The Down Under Fan Fund is designed to promote connections between fandoms in Australasia and North America. This year DUFF will send one delegate from Australiasia to Worldcon in San Jose in August. Voting is open to all interested fans, regardless of nationality. It closes 31 March.
Marlee Jane Ward is the sole candidate this year and joins me today for an interview.
First and most important: what’s your favourite beverage?
If we’re talking alcoholic, I’m a cider kind of gal. Non-alcoholic – I’m a coffee drinker. It’s lucky I live in Melbourne.
How did you get started in Australian SFF fandom?
I became huge fan of Aussie SFF in my YA days, there was some great stuff coming out in the nineties, so I cut my teeth on Isobelle Carmody, Victor Kelleher, and Gillian Rubinstein. The highlight of my last few years was the Speculative Fiction Festival at the NSW Writers Centre in 2017, getting to spend time with Cat Sparks, John Birmingham, Margo Lanagan, Garth Nix – I was fangirling so hard, I didn’t even care. I started taking writing seriously because I was so inspired by the Aussie SF scene, especially at the NSWWC Spec Fic festival in 2013, where I met so many writers I’d been reading and hearing about for years. I’ve tried to make it to Continuum every year since I’ve lived in Melbourne – it’s a great con and I love being part of the SFF community here.
What Australian speculative fiction have you recently loved?

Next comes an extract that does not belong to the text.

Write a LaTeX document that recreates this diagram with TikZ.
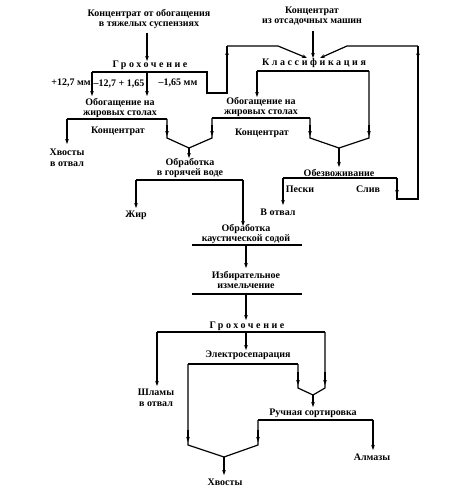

Ida by Alison Evans. I was so into that beautiful, quiet, evocative story. I liked Cat Sparks’ Lotus Blue, especially the vivid landscapes. I adored Jane Rawson’s From the Wreck, I love how her work integrates genres like it’s nothing. And of course, my partner Corey J White’s novella Killing Gravity, aside from my obvious bias, it’s such a rad story, right up my alley.
You’ve been very open about your journey with mental illness. What are your thoughts on the way mental illness is portrayed in science fiction?
Honestly, I don’t see it much. I could be reading the wrong books, but I don’t know. It seems like a forgotten aspect of life when it comes to SFF. Could that be because of stigma? I guess that’s why I’m so open about it, to normalise it and start on erasing the stigma. I want to see people managing and thriving with mental illness, because that’s my story, and everyone wants to see bits of themselves in fiction.
What’s coming up next for you?
I just finished the third book in my Mirii Mahoney series, I’m working on some short stories, writing a memoir I’m not sure I’ll do anything with, planning my next novel, and generally trying to keep afloat as a writer. When I think of the future, it’s just pacing myself out to write more books, which doesn’t leave room for a lot else!
What are you most looking forward to about WorldCon 76?
Making new friends! Seeing old friends. Learning new things and discovering new authors. I’m especially looking forward to the specific creative buzz you get from being around creative people – I think that’s the thing I like the most about cons.
Marlee Jane Ward is a writer, reader and weirdo from Melbourne. She’s a Clarion West alum and her short fiction can be found at Terraform, Aurealis, Apex, Interfictions, and more. Her debut novella, Welcome To Orphancorp won the Viva La Novella Prize and the Victorian Premier’s Award for YA Fiction. She likes cats, babes, and making a spectacle of herself.